Zoe Buttigieg: Heartbroken mother speaks out about daughters death

THE heartbroken mother of a young girl who was molested and murdered in her own home has spoken about the moment she discovered her daughter’s lifeless body.

It an emotional television withA Current Affair, Janelle Saunders described the horrifying scene two years on from the killing of 11-year-old Zoe Buttigieg.

The mother, from Wangaratta in Victoria, told Channel Nine she is haunted every day by the cruel death. Zoe was sexually assaulted and strangled in the bedroom of her home during a party on October 25, 2016.

“She was very pale, her lips were blue,” Ms Saunders told ACA. “But then the worst was pulling the rest of the doona down and she had no clothes on, and I just remember screaming, ‘Where are her pants? Why doesn’t she have any clothes on?’

“I just thought ‘this can’t be happening’.”

It was the first time Ms Saunders has spoken publicly of the murder of her only child.

She said Zoe’s convicted killer Bowe Maddigan went missing part-way through the night, after the young girl had gone to bed.

“We looked everywhere, we looked outside, we looked out the back, checked all the rooms, every room but hers. And that decision haunts me every day because if I’d opened that door, she’d still be here,” said the devastated mother.

Wanting to set the record straight, Ms Saunders said rumours she hosted a big party that night were false. She added that the rumours sparked vile abuse on social media.

She admitted there was a small amount of cannabis consumed but no large amount of alcohol or drugs.

Her comments were broadcast following the release of a video showing Zoe’s killer being questioned by detectives after he was arrested barefoot on the side of a highway in the hours after the discovery of her body.

In the interview, aired by Channel Nine last night, Maddigan told police he “couldn’t pause the button”.

“Monsters do that,” he told police of Zoe’s murder, his hands covering his face throughout the two-hour formal interview.

Maddigan initially denied killing the little girl but later told police: “It was like a bad movie ... I couldn’t stop the button, I couldn’t pause the button, I couldn’t rewind the button. I had to sit through a horror movie,” he said.

He responded to early questions by interviewers with “no comment” before asking, “Did I hurt the little girl?”

Maddigan then went on to say the evidence against him made him feel sick.

The detective conducting the interview asks: “If Zoe’s mother was here with us now, what would you like to say to her?”

Maddigan responded saying: “I’m eternally sorry for what I’ve done and put you through.”

Ms Saunders also told Channel Nine about the effect the killing had on her life.

“It’s something that never goes away … this is something that will be there forever,” she said.

“There’s such a big hole missing from my life, because she’s all I had.”

Maddigan was one of the four visitors to the house the previous evening as a friend of Ms Saunders’ then-partner.

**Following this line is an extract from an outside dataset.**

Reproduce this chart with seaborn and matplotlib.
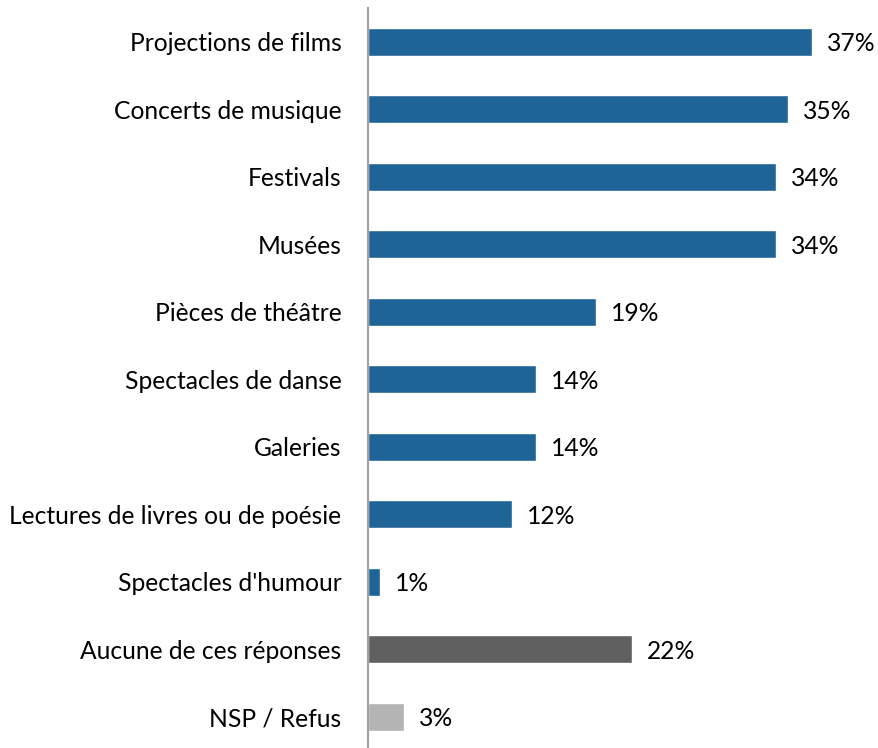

“I watched everything,” he cried in the police interview. “I watched it all. Did I hurt the little girl?

“It makes me feel sick.”

Nine News listed Maddigan’s long criminal history, including multiple convictions and seven court appearances between 2005-2014. The appearances are related to driving and alcohol-related offences and two are for breaching court orders.

In 2002, he faced children’s court for several violent crimes and was sentenced to a youth attendance order and youth supervision order. In 2005, he received a fine for an assault. In 2008, he was given a 12-month community-based order for another assault. A year later, in 2009, he was fined for another attack.

He was sentenced to three-and-a-half years after a brutal robbery in Dandenong, Melbourne, where he bashed a victim unconscious. He was released on parole, which he also breached.

Less than three weeks later, he found himself in Zoe’s bedroom.

During his trial, Maddigan said Zoe looked “like an angel” who he wanted “all to himself”.

He pleaded guilty to the crime and was jailed for life, with a non-parole period of 28 years.